● WHAT YOU HAVE TO DO: Reproduce all the material exactly, minus any pictures it holds.

● DATASET EXTRACT:
--- begin ---

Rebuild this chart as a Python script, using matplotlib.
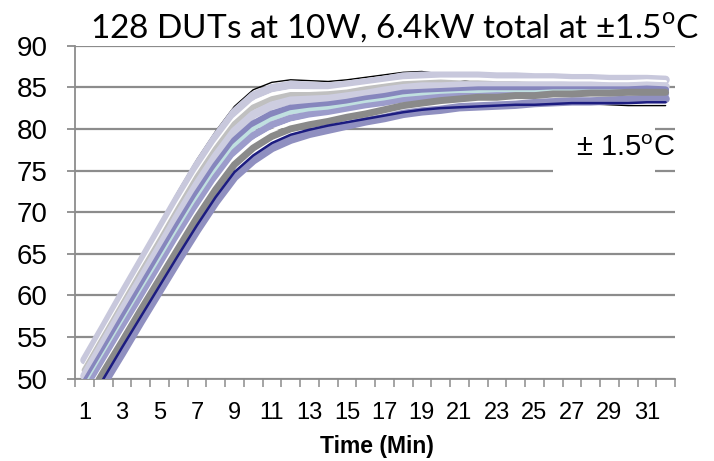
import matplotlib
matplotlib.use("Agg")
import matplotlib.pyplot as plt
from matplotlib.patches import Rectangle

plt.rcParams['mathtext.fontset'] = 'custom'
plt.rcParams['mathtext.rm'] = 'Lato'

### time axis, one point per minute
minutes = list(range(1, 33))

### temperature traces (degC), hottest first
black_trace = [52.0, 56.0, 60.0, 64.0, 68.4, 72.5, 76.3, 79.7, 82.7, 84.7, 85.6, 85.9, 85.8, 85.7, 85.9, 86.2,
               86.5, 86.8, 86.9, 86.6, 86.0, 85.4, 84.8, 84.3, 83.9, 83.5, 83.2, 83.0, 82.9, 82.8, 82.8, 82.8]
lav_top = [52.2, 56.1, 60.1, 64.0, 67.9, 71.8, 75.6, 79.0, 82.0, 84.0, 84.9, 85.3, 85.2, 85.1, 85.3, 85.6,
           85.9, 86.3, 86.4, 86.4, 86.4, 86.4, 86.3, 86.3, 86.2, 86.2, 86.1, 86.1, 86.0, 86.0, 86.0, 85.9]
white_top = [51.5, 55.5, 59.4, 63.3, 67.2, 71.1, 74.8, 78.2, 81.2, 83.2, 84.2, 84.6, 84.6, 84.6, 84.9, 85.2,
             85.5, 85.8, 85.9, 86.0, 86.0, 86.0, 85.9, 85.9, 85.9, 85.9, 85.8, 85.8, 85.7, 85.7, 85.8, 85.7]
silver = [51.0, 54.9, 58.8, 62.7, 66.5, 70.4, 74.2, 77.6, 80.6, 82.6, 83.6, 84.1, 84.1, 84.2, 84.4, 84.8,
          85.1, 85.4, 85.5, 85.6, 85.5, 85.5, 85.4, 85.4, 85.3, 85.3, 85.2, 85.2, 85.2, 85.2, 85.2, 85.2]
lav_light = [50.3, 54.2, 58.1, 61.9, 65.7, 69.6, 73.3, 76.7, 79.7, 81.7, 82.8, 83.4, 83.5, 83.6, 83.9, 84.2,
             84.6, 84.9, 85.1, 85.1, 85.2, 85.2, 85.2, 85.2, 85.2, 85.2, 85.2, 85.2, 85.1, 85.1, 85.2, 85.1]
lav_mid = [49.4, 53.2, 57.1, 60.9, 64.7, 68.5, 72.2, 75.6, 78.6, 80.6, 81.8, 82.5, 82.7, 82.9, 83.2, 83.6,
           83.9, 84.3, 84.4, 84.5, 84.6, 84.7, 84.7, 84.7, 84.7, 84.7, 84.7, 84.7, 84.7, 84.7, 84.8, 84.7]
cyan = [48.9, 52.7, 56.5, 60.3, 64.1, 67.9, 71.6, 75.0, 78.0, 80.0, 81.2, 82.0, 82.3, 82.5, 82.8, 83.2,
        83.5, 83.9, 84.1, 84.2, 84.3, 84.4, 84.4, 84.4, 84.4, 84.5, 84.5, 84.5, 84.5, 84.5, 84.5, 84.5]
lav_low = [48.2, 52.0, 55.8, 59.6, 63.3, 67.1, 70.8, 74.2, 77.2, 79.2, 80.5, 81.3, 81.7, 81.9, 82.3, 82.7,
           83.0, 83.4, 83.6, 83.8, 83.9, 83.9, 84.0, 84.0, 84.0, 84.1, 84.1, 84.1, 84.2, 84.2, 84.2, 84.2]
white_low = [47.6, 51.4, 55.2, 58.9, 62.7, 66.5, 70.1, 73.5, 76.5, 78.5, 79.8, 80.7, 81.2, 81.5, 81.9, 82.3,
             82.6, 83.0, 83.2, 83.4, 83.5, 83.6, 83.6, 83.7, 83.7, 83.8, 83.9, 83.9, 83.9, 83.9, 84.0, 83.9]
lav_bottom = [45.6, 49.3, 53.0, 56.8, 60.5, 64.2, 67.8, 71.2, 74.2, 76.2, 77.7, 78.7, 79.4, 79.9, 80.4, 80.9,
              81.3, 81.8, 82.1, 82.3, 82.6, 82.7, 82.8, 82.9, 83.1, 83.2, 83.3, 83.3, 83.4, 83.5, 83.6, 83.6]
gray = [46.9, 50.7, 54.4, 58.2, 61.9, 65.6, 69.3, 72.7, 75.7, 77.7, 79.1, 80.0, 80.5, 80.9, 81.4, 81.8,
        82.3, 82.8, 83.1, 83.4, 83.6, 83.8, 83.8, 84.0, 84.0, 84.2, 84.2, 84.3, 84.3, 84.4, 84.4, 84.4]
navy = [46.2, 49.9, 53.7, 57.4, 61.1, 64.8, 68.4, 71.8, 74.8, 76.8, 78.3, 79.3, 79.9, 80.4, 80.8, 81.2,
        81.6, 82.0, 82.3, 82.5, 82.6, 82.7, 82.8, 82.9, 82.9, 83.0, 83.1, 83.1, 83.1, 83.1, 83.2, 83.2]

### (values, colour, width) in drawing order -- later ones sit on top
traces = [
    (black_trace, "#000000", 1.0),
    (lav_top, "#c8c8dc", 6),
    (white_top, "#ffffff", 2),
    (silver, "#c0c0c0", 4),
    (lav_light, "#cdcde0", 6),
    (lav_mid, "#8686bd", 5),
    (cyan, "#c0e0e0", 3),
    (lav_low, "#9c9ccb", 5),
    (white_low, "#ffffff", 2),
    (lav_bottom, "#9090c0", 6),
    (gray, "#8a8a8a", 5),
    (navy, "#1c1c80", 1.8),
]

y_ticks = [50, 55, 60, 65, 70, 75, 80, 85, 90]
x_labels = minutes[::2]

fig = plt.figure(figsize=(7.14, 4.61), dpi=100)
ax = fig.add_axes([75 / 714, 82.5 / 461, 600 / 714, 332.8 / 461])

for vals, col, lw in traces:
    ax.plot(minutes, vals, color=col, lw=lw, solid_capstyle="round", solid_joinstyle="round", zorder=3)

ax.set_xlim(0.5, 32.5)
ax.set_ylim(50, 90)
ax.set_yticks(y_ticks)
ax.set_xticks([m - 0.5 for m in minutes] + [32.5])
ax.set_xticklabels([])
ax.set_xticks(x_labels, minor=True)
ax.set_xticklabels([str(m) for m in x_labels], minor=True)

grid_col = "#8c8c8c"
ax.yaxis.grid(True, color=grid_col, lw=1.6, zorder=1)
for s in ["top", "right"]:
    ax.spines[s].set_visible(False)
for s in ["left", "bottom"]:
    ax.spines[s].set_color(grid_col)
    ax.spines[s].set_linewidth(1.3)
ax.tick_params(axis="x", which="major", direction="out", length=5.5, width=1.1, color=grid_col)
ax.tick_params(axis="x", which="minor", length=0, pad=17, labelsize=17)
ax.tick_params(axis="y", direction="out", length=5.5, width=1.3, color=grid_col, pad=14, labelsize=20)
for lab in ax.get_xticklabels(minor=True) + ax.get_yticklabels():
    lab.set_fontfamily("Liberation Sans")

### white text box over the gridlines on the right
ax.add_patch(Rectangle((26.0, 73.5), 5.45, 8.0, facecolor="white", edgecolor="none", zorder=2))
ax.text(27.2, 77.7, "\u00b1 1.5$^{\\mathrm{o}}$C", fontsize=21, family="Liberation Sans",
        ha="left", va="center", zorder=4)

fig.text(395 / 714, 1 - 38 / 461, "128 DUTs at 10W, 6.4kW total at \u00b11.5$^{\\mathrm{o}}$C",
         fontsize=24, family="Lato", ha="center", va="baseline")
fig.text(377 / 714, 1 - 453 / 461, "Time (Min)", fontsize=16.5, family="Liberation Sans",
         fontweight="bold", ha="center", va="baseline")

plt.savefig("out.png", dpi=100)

--- end ---

● RESULT:
Rebuild this chart as a Python script, using matplotlib.
import matplotlib
matplotlib.use("Agg")
import matplotlib.pyplot as plt
from matplotlib.patches import Rectangle

plt.rcParams['mathtext.fontset'] = 'custom'
plt.rcParams['mathtext.rm'] = 'Lato'

### time axis, one point per minute
minutes = list(range(1, 33))

### temperature traces (degC), hottest first
black_trace = [52.0, 56.0, 60.0, 64.0, 68.4, 72.5, 76.3, 79.7, 82.7, 84.7, 85.6, 85.9, 85.8, 85.7, 85.9, 86.2,
               86.5, 86.8, 86.9, 86.6, 86.0, 85.4, 84.8, 84.3, 83.9, 83.5, 83.2, 83.0, 82.9, 82.8, 82.8, 82.8]
lav_top = [52.2, 56.1, 60.1, 64.0, 67.9, 71.8, 75.6, 79.0, 82.0, 84.0, 84.9, 85.3, 85.2, 85.1, 85.3, 85.6,
           85.9, 86.3, 86.4, 86.4, 86.4, 86.4, 86.3, 86.3, 86.2, 86.2, 86.1, 86.1, 86.0, 86.0, 86.0, 85.9]
white_top = [51.5, 55.5, 59.4, 63.3, 67.2, 71.1, 74.8, 78.2, 81.2, 83.2, 84.2, 84.6, 84.6, 84.6, 84.9, 85.2,
             85.5, 85.8, 85.9, 86.0, 86.0, 86.0, 85.9, 85.9, 85.9, 85.9, 85.8, 85.8, 85.7, 85.7, 85.8, 85.7]
silver = [51.0, 54.9, 58.8, 62.7, 66.5, 70.4, 74.2, 77.6, 80.6, 82.6, 83.6, 84.1, 84.1, 84.2, 84.4, 84.8,
          85.1, 85.4, 85.5, 85.6, 85.5, 85.5, 85.4, 85.4, 85.3, 85.3, 85.2, 85.2, 85.2, 85.2, 85.2, 85.2]
lav_light = [50.3, 54.2, 58.1, 61.9, 65.7, 69.6, 73.3, 76.7, 79.7, 81.7, 82.8, 83.4, 83.5, 83.6, 83.9, 84.2,
             84.6, 84.9, 85.1, 85.1, 85.2, 85.2, 85.2, 85.2, 85.2, 85.2, 85.2, 85.2, 85.1, 85.1, 85.2, 85.1]
lav_mid = [49.4, 53.2, 57.1, 60.9, 64.7, 68.5, 72.2, 75.6, 78.6, 80.6, 81.8, 82.5, 82.7, 82.9, 83.2, 83.6,
           83.9, 84.3, 84.4, 84.5, 84.6, 84.7, 84.7, 84.7, 84.7, 84.7, 84.7, 84.7, 84.7, 84.7, 84.8, 84.7]
cyan = [48.9, 52.7, 56.5, 60.3, 64.1, 67.9, 71.6, 75.0, 78.0, 80.0, 81.2, 82.0, 82.3, 82.5, 82.8, 83.2,
        83.5, 83.9, 84.1, 84.2, 84.3, 84.4, 84.4, 84.4, 84.4, 84.5, 84.5, 84.5, 84.5, 84.5, 84.5, 84.5]
lav_low = [48.2, 52.0, 55.8, 59.6, 63.3, 67.1, 70.8, 74.2, 77.2, 79.2, 80.5, 81.3, 81.7, 81.9, 82.3, 82.7,
           83.0, 83.4, 83.6, 83.8, 83.9, 83.9, 84.0, 84.0, 84.0, 84.1, 84.1, 84.1, 84.2, 84.2, 84.2, 84.2]
white_low = [47.6, 51.4, 55.2, 58.9, 62.7, 66.5, 70.1, 73.5, 76.5, 78.5, 79.8, 80.7, 81.2, 81.5, 81.9, 82.3,
             82.6, 83.0, 83.2, 83.4, 83.5, 83.6, 83.6, 83.7, 83.7, 83.8, 83.9, 83.9, 83.9, 83.9, 84.0, 83.9]
lav_bottom = [45.6, 49.3, 53.0, 56.8, 60.5, 64.2, 67.8, 71.2, 74.2, 76.2, 77.7, 78.7, 79.4, 79.9, 80.4, 80.9,
              81.3, 81.8, 82.1, 82.3, 82.6, 82.7, 82.8, 82.9, 83.1, 83.2, 83.3, 83.3, 83.4, 83.5, 83.6, 83.6]
gray = [46.9, 50.7, 54.4, 58.2, 61.9, 65.6, 69.3, 72.7, 75.7, 77.7, 79.1, 80.0, 80.5, 80.9, 81.4, 81.8,
        82.3, 82.8, 83.1, 83.4, 83.6, 83.8, 83.8, 84.0, 84.0, 84.2, 84.2, 84.3, 84.3, 84.4, 84.4, 84.4]
navy = [46.2, 49.9, 53.7, 57.4, 61.1, 64.8, 68.4, 71.8, 74.8, 76.8, 78.3, 79.3, 79.9, 80.4, 80.8, 81.2,
        81.6, 82.0, 82.3, 82.5, 82.6, 82.7, 82.8, 82.9, 82.9, 83.0, 83.1, 83.1, 83.1, 83.1, 83.2, 83.2]

### (values, colour, width) in drawing order -- later ones sit on top
traces = [
    (black_trace, "#000000", 1.0),
    (lav_top, "#c8c8dc", 6),
    (white_top, "#ffffff", 2),
    (silver, "#c0c0c0", 4),
    (lav_light, "#cdcde0", 6),
    (lav_mid, "#8686bd", 5),
    (cyan, "#c0e0e0", 3),
    (lav_low, "#9c9ccb", 5),
    (white_low, "#ffffff", 2),
    (lav_bottom, "#9090c0", 6),
    (gray, "#8a8a8a", 5),
    (navy, "#1c1c80", 1.8),
]

y_ticks = [50, 55, 60, 65, 70, 75, 80, 85, 90]
x_labels = minutes[::2]

fig = plt.figure(figsize=(7.14, 4.61), dpi=100)
ax = fig.add_axes([75 / 714, 82.5 / 461, 600 / 714, 332.8 / 461])

for vals, col, lw in traces:
    ax.plot(minutes, vals, color=col, lw=lw, solid_capstyle="round", solid_joinstyle="round", zorder=3)

ax.set_xlim(0.5, 32.5)
ax.set_ylim(50, 90)
ax.set_yticks(y_ticks)
ax.set_xticks([m - 0.5 for m in minutes] + [32.5])
ax.set_xticklabels([])
ax.set_xticks(x_labels, minor=True)
ax.set_xticklabels([str(m) for m in x_labels], minor=True)

grid_col = "#8c8c8c"
ax.yaxis.grid(True, color=grid_col, lw=1.6, zorder=1)
for s in ["top", "right"]:
    ax.spines[s].set_visible(False)
for s in ["left", "bottom"]:
    ax.spines[s].set_color(grid_col)
    ax.spines[s].set_linewidth(1.3)
ax.tick_params(axis="x", which="major", direction="out", length=5.5, width=1.1, color=grid_col)
ax.tick_params(axis="x", which="minor", length=0, pad=17, labelsize=17)
ax.tick_params(axis="y", direction="out", length=5.5, width=1.3, color=grid_col, pad=14, labelsize=20)
for lab in ax.get_xticklabels(minor=True) + ax.get_yticklabels():
    lab.set_fontfamily("Liberation Sans")

### white text box over the gridlines on the right
ax.add_patch(Rectangle((26.0, 73.5), 5.45, 8.0, facecolor="white", edgecolor="none", zorder=2))
ax.text(27.2, 77.7, "\u00b1 1.5$^{\\mathrm{o}}$C", fontsize=21, family="Liberation Sans",
        ha="left", va="center", zorder=4)

fig.text(395 / 714, 1 - 38 / 461, "128 DUTs at 10W, 6.4kW total at \u00b11.5$^{\\mathrm{o}}$C",
         fontsize=24, family="Lato", ha="center", va="baseline")
fig.text(377 / 714, 1 - 453 / 461, "Time (Min)", fontsize=16.5, family="Liberation Sans",
         fontweight="bold", ha="center", va="baseline")

plt.savefig("out.png", dpi=100)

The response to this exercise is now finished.